Parmi toutes ces folies la programmation offre quelques moments de détente et de poésie, où l’enfance trouve encore sa raison d’être et où la magie de l’imaginaire nous libère de tant d’hémoglobine. Nevermore donc, film d’un jeune réalisateur ayant tout juste terminé ses études en cinéma, sous ses allures de conte, narre l’histoire du fils d’un pêcheur abandonné à son sort dès l’instant où son père sera emporté par les vagues. Minimaliste, la baraque du pêcheur est isolée au milieu des plages de sable, un arbre décharné trône au bord de la mer, lyrique et sombre, l’enfant est émerveillé par un cirque itinérant, thématique du monstre et des marginaux, et est terrifié par l’image du pasteur qui l’a recueilli, métaphore da la castration de l’enfance par les figures religieuses, Nevermore enchante pas sa simplicité et sa lumineuse pulsion de vie.

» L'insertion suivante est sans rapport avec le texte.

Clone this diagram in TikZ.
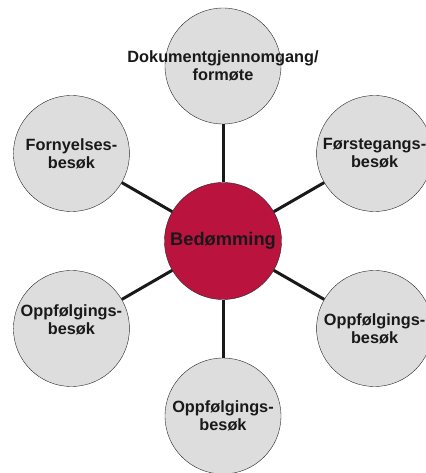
\documentclass[tikz,border=0pt]{standalone}
\usepackage{fontspec}
\setmainfont{Liberation Sans}
\usepackage{tikz}
\usetikzlibrary{positioning}
\definecolor{bedred}{HTML}{BA143E}
\definecolor{circgray}{HTML}{DDDDDD}
\tikzset{
  circOut/.style={ draw=black!85, circle, fill=circgray, minimum size=116pt, inner sep=0pt,
    align=center, text=black!90, font=\bfseries\fontsize{16.3}{18}\selectfont }
}
\tikzset{
  circMid/.style={ draw=black!85, circle, fill=bedred, minimum size=117pt, inner sep=0pt,
    text=black!90, font=\bfseries\fontsize{18.3}{20}\selectfont }
}
\tikzset{
  txtUp/.style={ yshift=9pt, align=center, text=black!90, font=\bfseries\fontsize{16.3}{18}\selectfont }
}
\tikzset{
  spoke/.style={ line width=3pt, draw=black!90 }
}
\begin{document}
\begin{tikzpicture}[x=1pt, y=1pt]
      \useasboundingbox (-223,-232) rectangle (202,241);
      \node[circMid] (bed) at (0, 0) {Bedømming};
      \node[circOut] (dok) at (90:175) {\makebox[0pt]{Dokumentgjennomgang/}\\formøte};
      \node[circOut] (forst) at (30:175) {Førstegangs-\\besøk};
      \node[circOut] (oppR) at (-30:175) {Oppfølgings-\\besøk};
      \node[circOut] (oppB) at (-90:175) {Oppfølgings-\\besøk};
      \node[circOut, label={[txtUp]center:Oppfølgings-\\besøk}] (oppL) at (210:175) {};
      \node[circOut] (forn) at (150:175) {Fornyelses-\\besøk};
      \draw[spoke] (bed) -- (dok);
      \draw[spoke] (bed) -- (forst);
      \draw[spoke] (bed) -- (oppR);
      \draw[spoke] (bed) -- (oppB);
      \draw[spoke] (bed) -- (oppL);
      \draw[spoke] (bed) -- (forn);
    \end{tikzpicture}
\end{document}
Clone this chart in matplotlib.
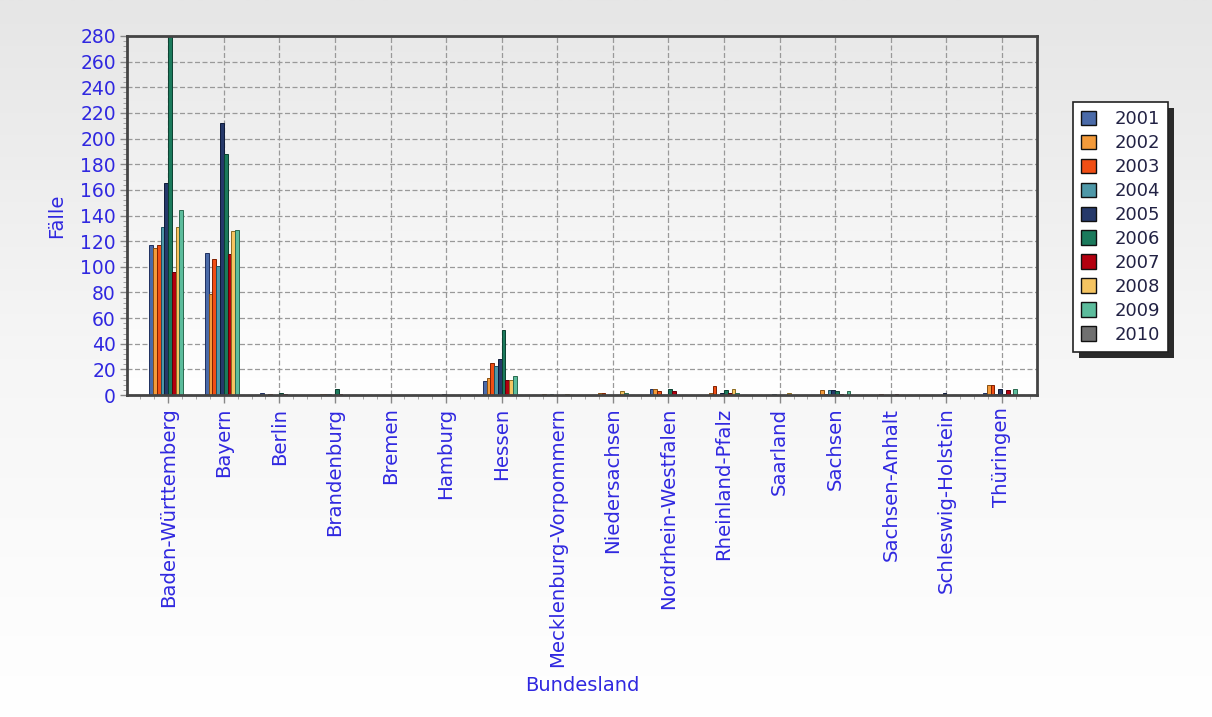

D’une maîtrise technique étonnante, les paysages lunaires de la mer relèvent d’une ambition stylistique digne d’un Caro et Jeunet ou d’un Tim Burton, ce court film envoûte et laisse à présager d’un bel avenir à son jeune auteur. Espérons que le Goethe Institut, à qui l’on doit sa programmation dans le festival, pourra lui trouver un diffuseur en France.